» Task statement
From the first line of the listing below to the line with "return FONT_SIZE +", print each line exactly, and nothing more. Leave out the pictures.
[Begin]
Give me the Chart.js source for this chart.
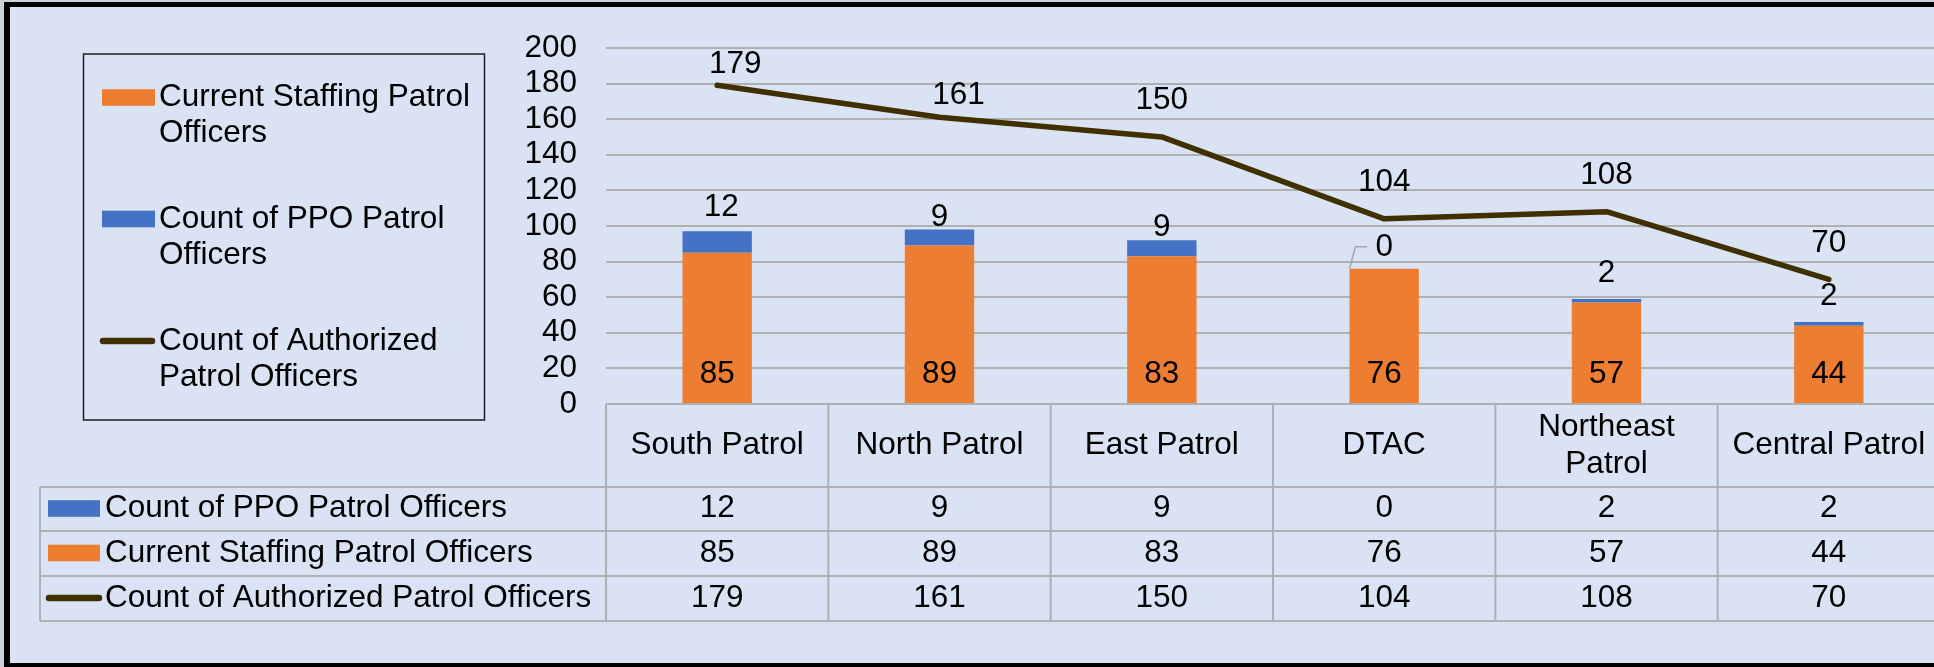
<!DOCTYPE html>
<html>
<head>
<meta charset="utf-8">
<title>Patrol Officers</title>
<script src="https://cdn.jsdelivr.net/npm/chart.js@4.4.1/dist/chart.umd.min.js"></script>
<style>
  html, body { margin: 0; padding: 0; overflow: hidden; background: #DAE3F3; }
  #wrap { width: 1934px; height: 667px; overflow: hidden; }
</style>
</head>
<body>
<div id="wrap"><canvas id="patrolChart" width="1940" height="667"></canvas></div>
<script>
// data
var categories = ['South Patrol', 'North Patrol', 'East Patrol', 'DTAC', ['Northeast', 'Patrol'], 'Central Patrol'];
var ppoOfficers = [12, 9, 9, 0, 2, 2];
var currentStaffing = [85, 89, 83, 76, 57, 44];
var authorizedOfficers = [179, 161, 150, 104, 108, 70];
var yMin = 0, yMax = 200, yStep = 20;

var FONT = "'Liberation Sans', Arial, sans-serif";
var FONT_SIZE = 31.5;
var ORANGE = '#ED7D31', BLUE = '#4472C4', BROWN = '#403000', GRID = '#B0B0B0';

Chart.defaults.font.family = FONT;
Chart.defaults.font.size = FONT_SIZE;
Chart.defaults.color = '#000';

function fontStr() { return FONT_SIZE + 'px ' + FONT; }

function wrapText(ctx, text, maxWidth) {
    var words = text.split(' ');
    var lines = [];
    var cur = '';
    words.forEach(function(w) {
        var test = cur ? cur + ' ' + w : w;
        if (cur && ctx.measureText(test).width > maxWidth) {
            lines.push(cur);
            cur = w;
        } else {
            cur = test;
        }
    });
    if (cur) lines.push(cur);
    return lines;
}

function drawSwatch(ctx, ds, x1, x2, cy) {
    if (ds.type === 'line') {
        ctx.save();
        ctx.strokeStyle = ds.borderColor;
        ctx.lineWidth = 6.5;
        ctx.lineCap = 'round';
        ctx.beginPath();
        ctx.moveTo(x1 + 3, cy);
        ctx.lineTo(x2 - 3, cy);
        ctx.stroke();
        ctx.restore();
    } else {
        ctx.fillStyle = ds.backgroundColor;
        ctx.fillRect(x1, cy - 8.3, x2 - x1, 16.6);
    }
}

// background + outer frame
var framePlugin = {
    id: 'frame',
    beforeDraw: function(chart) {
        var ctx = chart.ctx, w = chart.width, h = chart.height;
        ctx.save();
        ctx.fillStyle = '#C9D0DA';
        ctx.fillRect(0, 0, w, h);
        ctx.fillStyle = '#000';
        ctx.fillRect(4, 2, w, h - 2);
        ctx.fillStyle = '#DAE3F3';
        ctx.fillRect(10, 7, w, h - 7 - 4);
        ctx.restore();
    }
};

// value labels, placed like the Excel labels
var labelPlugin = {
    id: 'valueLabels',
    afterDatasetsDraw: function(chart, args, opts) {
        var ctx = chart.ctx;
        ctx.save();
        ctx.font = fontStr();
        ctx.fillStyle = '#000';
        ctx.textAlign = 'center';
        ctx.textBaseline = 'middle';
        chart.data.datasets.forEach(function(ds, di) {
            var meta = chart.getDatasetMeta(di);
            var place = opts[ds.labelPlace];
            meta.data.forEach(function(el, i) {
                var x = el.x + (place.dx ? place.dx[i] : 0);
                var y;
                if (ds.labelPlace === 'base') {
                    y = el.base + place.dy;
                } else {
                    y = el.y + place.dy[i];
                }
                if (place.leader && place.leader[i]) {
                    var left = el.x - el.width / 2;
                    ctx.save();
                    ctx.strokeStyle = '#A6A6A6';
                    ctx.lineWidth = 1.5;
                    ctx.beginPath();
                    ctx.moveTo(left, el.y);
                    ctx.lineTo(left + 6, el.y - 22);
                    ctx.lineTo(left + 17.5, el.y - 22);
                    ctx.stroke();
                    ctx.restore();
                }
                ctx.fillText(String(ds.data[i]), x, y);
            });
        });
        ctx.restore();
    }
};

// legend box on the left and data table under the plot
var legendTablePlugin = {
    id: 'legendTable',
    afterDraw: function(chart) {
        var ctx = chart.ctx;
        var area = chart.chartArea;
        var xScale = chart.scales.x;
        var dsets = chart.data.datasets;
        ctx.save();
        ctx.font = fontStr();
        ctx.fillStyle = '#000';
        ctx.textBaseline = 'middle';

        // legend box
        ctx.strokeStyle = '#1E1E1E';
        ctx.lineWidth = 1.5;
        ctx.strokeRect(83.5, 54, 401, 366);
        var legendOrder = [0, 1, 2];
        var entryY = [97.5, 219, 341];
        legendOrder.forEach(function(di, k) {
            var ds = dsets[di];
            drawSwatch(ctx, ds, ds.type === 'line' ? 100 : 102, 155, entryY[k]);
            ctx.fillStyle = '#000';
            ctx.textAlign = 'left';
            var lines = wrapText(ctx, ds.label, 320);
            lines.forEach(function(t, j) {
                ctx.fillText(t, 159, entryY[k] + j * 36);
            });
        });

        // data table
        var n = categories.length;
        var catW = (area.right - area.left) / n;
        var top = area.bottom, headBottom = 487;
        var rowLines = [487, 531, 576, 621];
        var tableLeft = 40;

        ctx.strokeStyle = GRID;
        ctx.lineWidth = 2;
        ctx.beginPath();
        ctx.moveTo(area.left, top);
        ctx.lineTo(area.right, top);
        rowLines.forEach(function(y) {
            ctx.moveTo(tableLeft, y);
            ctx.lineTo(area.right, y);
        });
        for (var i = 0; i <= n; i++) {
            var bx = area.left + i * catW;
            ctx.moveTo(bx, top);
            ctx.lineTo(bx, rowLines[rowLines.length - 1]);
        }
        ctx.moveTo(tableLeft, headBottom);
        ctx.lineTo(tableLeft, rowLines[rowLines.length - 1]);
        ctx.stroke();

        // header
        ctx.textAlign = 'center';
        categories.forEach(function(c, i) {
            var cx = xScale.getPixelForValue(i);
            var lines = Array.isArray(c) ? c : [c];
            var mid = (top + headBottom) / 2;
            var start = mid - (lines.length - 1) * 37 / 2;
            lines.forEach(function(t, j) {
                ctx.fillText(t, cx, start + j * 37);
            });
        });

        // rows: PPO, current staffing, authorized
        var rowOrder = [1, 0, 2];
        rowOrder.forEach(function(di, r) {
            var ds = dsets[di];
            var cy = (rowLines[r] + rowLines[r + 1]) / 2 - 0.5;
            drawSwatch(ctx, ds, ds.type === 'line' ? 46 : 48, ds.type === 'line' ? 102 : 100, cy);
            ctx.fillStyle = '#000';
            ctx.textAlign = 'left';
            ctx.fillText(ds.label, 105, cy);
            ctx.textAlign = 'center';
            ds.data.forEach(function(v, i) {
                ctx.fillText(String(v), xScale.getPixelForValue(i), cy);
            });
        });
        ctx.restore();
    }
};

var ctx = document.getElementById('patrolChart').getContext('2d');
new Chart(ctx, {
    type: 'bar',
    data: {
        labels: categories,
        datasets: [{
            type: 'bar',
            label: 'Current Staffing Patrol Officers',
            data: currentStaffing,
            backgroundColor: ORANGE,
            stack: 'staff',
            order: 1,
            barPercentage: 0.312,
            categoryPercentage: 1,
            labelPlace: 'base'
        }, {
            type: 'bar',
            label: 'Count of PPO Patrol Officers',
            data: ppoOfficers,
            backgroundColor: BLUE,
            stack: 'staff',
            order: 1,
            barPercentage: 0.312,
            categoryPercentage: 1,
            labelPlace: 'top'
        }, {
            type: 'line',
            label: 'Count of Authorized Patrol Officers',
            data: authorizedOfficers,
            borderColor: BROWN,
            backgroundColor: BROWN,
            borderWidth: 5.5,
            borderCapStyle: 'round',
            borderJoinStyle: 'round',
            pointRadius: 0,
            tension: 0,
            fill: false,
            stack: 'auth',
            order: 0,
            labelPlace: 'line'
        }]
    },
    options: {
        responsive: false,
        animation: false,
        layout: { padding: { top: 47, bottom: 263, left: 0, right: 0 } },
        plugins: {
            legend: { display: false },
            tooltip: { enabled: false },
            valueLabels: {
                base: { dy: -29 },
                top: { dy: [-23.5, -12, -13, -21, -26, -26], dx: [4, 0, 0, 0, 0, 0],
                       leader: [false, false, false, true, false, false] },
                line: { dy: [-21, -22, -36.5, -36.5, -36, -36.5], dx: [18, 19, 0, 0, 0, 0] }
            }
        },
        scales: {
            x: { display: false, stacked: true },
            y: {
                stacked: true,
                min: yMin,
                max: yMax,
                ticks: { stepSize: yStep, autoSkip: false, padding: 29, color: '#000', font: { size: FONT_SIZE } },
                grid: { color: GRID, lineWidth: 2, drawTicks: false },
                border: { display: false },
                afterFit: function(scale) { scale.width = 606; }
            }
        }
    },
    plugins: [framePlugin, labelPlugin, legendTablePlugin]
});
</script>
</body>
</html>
[End]
» Response below
Give me the Chart.js source for this chart.
<!DOCTYPE html>
<html>
<head>
<meta charset="utf-8">
<title>Patrol Officers</title>
<script src="https://cdn.jsdelivr.net/npm/chart.js@4.4.1/dist/chart.umd.min.js"></script>
<style>
  html, body { margin: 0; padding: 0; overflow: hidden; background: #DAE3F3; }
  #wrap { width: 1934px; height: 667px; overflow: hidden; }
</style>
</head>
<body>
<div id="wrap"><canvas id="patrolChart" width="1940" height="667"></canvas></div>
<script>
// data
var categories = ['South Patrol', 'North Patrol', 'East Patrol', 'DTAC', ['Northeast', 'Patrol'], 'Central Patrol'];
var ppoOfficers = [12, 9, 9, 0, 2, 2];
var currentStaffing = [85, 89, 83, 76, 57, 44];
var authorizedOfficers = [179, 161, 150, 104, 108, 70];
var yMin = 0, yMax = 200, yStep = 20;

var FONT = "'Liberation Sans', Arial, sans-serif";
var FONT_SIZE = 31.5;
var ORANGE = '#ED7D31', BLUE = '#4472C4', BROWN = '#403000', GRID = '#B0B0B0';

Chart.defaults.font.family = FONT;
Chart.defaults.font.size = FONT_SIZE;
Chart.defaults.color = '#000';

function fontStr() { return FONT_SIZE + 'px ' + FONT; }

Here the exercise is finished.